[Source code of charts]
============================================================

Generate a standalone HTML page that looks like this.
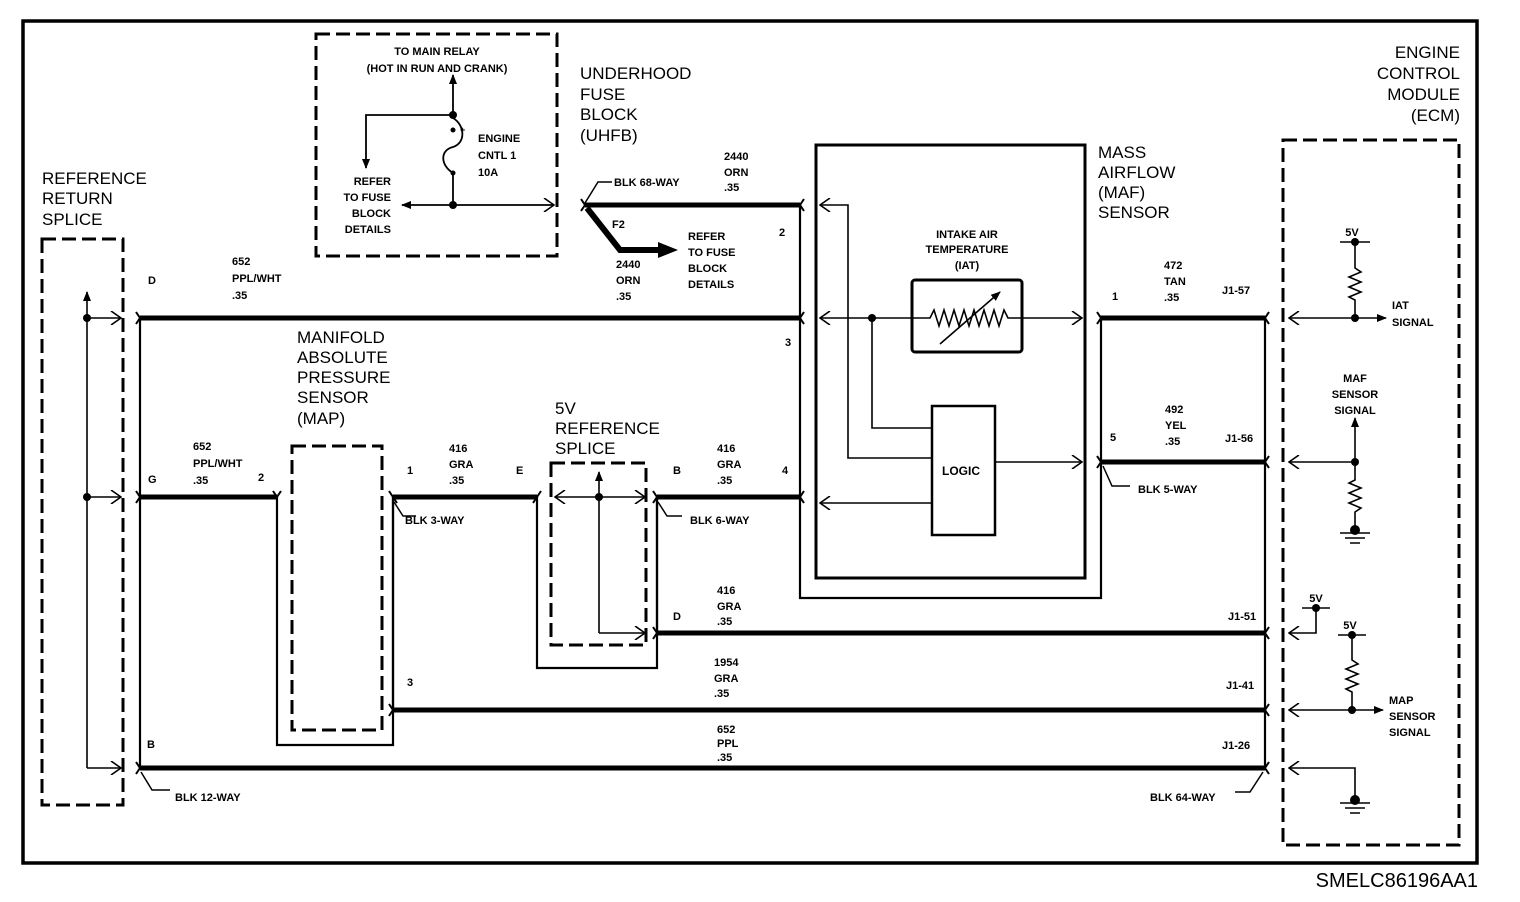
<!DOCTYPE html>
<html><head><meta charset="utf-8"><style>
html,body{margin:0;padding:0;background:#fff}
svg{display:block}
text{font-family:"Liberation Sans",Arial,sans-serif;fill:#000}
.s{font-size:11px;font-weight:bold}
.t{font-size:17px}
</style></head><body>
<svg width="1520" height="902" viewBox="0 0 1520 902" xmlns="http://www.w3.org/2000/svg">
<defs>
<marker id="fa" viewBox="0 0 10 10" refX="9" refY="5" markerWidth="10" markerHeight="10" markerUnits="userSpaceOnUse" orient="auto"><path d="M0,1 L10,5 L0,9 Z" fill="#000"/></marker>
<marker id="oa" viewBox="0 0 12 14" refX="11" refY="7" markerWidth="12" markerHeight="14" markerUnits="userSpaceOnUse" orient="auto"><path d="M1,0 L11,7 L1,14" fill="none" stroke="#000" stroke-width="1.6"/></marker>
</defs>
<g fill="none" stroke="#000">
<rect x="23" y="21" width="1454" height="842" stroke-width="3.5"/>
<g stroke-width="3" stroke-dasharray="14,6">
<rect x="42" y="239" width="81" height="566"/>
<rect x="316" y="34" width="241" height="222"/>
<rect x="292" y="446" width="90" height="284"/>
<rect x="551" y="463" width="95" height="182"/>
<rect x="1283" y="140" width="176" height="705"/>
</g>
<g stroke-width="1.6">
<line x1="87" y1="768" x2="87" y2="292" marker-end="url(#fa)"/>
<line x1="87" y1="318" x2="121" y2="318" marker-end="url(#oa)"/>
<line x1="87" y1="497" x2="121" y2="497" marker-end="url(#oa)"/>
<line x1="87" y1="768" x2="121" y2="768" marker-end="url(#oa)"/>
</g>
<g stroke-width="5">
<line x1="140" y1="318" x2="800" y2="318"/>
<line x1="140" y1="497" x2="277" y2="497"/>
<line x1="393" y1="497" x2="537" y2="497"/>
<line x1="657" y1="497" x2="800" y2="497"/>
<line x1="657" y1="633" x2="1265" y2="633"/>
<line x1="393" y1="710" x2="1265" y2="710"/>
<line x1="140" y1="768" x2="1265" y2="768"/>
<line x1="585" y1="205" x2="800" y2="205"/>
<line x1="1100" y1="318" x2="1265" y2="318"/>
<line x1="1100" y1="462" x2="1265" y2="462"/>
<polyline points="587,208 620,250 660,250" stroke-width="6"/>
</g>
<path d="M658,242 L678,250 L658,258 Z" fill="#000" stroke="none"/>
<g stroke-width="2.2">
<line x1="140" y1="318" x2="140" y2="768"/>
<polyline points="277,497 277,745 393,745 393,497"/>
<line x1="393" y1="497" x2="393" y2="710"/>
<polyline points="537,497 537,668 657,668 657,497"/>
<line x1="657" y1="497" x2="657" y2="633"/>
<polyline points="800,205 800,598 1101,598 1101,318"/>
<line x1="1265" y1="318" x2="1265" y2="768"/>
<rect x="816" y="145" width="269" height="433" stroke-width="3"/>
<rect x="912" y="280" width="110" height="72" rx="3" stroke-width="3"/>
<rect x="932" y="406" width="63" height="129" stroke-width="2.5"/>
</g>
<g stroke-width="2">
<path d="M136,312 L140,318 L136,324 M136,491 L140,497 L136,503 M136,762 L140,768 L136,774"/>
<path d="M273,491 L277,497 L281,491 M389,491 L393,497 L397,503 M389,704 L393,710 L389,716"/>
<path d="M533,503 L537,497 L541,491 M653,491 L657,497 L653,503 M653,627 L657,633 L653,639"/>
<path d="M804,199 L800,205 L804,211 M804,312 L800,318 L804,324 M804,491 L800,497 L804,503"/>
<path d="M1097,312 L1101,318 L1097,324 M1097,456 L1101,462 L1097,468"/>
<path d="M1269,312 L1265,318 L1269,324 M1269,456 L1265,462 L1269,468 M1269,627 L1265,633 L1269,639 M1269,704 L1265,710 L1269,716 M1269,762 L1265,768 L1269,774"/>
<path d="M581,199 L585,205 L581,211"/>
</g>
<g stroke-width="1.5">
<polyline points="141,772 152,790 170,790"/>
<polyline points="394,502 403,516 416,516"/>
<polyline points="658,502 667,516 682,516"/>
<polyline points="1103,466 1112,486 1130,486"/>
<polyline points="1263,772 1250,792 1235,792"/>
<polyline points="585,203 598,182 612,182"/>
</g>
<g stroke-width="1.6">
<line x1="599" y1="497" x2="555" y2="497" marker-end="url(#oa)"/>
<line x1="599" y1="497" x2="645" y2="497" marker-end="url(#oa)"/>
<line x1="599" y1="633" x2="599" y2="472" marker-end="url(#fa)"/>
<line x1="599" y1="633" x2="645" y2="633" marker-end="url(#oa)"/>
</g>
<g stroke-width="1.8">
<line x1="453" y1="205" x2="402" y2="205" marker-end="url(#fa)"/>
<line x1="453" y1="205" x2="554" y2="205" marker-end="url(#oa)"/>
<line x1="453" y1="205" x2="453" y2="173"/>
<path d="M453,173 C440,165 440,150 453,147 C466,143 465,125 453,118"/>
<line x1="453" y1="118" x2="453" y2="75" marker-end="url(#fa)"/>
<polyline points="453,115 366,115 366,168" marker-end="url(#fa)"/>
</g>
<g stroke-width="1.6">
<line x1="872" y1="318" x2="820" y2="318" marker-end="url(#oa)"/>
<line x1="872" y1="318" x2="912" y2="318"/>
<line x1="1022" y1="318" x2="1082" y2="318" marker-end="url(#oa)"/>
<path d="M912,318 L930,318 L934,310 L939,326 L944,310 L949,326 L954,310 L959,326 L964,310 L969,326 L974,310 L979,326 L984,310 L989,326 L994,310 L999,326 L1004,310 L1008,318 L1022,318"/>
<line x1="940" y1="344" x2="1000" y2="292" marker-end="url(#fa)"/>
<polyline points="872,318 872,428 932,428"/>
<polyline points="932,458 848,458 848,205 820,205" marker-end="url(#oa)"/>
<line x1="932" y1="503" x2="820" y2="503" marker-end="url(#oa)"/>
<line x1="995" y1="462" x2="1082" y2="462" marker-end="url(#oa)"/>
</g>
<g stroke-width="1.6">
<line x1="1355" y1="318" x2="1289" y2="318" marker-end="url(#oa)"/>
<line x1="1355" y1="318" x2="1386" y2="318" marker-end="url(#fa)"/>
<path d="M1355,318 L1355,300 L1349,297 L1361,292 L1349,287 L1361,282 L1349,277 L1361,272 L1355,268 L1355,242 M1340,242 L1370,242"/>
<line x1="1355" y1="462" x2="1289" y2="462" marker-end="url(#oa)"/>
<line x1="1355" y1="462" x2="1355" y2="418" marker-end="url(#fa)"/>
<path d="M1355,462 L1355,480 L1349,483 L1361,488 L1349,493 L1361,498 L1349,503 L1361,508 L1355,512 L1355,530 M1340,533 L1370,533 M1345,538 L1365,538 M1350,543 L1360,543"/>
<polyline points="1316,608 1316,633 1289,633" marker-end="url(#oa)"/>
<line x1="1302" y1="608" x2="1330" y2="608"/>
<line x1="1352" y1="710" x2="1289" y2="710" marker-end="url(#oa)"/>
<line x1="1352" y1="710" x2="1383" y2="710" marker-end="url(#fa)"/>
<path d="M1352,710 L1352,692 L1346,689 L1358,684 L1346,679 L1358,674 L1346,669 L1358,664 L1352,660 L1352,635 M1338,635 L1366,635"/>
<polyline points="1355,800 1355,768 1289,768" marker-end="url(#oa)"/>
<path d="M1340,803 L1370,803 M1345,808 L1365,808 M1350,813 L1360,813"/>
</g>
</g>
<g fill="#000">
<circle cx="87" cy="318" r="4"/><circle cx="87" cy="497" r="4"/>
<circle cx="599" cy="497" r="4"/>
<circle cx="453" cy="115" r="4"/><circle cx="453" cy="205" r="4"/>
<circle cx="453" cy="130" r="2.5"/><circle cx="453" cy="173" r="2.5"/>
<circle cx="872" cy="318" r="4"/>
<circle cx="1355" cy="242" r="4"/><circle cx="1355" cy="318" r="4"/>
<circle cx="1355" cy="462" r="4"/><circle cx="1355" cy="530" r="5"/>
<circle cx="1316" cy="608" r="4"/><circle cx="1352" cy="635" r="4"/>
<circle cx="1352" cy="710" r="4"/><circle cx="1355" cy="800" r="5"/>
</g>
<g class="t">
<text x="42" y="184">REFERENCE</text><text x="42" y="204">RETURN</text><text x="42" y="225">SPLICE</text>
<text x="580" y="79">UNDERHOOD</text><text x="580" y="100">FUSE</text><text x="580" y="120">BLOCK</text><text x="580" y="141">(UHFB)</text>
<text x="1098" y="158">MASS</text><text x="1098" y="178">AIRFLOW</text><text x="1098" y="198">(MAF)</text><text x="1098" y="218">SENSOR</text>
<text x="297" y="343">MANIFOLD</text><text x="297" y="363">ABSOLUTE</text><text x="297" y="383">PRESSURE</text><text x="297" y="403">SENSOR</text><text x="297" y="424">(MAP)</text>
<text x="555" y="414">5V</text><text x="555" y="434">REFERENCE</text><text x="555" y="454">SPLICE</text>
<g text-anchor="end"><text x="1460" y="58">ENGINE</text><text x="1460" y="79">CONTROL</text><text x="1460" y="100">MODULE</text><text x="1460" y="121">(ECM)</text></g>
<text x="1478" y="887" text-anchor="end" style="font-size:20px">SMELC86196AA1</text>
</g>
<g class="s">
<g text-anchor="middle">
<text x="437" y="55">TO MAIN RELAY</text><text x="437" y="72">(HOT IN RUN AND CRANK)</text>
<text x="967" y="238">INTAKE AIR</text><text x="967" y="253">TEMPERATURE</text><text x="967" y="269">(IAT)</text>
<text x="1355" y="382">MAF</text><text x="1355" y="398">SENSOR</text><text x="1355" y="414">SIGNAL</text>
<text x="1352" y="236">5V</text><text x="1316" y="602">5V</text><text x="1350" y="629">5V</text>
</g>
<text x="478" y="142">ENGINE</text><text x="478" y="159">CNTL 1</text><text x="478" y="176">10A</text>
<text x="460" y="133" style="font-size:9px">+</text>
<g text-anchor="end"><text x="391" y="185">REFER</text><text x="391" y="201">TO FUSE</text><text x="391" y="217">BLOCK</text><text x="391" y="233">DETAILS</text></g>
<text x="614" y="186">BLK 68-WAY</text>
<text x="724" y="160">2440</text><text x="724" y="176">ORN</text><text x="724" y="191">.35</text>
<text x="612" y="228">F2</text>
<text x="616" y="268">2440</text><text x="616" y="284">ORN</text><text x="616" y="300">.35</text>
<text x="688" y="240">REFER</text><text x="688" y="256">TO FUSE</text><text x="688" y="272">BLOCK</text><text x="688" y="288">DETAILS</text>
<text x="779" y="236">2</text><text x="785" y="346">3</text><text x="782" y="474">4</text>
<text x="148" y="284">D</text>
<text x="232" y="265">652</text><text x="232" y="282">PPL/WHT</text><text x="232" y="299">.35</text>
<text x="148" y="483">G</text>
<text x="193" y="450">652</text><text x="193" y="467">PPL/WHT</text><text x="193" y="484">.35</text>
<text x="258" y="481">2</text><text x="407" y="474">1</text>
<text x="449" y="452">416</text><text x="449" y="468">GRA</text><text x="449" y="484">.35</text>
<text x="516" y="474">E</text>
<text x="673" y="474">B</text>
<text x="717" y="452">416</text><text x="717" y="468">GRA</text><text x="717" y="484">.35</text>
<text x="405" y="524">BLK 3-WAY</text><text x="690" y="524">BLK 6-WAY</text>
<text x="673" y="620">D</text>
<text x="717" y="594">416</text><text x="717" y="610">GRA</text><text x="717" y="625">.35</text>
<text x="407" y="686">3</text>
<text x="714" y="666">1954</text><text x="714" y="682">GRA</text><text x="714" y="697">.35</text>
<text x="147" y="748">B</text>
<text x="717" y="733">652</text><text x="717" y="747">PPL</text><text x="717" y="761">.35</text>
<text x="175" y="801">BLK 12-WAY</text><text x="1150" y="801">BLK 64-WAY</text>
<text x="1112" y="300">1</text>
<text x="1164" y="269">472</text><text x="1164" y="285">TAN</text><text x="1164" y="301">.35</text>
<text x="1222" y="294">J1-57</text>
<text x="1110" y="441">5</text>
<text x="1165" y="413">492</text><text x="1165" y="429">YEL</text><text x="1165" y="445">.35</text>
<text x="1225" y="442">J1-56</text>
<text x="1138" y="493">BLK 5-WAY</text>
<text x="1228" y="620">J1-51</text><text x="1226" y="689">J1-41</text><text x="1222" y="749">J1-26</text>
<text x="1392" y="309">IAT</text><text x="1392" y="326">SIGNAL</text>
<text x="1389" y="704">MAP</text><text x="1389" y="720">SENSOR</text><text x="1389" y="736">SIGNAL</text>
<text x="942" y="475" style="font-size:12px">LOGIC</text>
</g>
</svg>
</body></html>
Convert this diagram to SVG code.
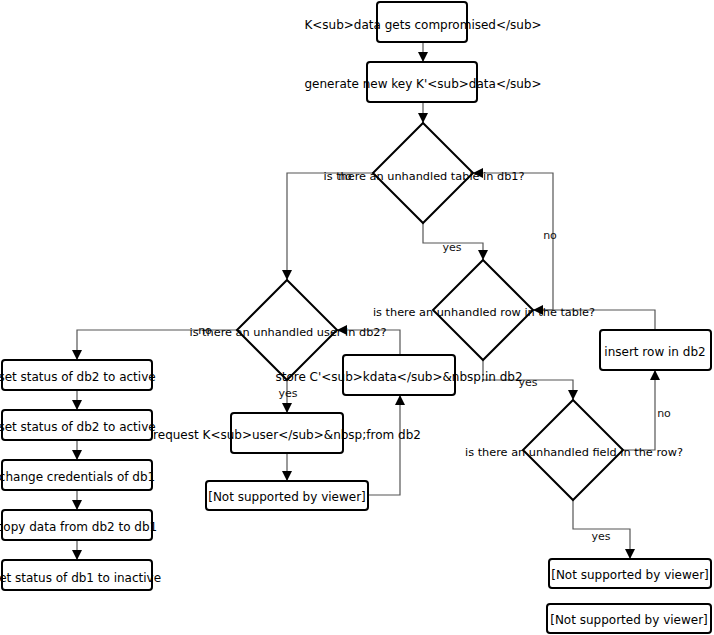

============================================================

◆ EXERCISE REQUIREMENTS ◆
Report every line containing the word "this" from the listing above.

◆ COMPLETE RESPONSE ◆
Generate a standalone HTML page that looks like this.
Convert this diagram to SVG code.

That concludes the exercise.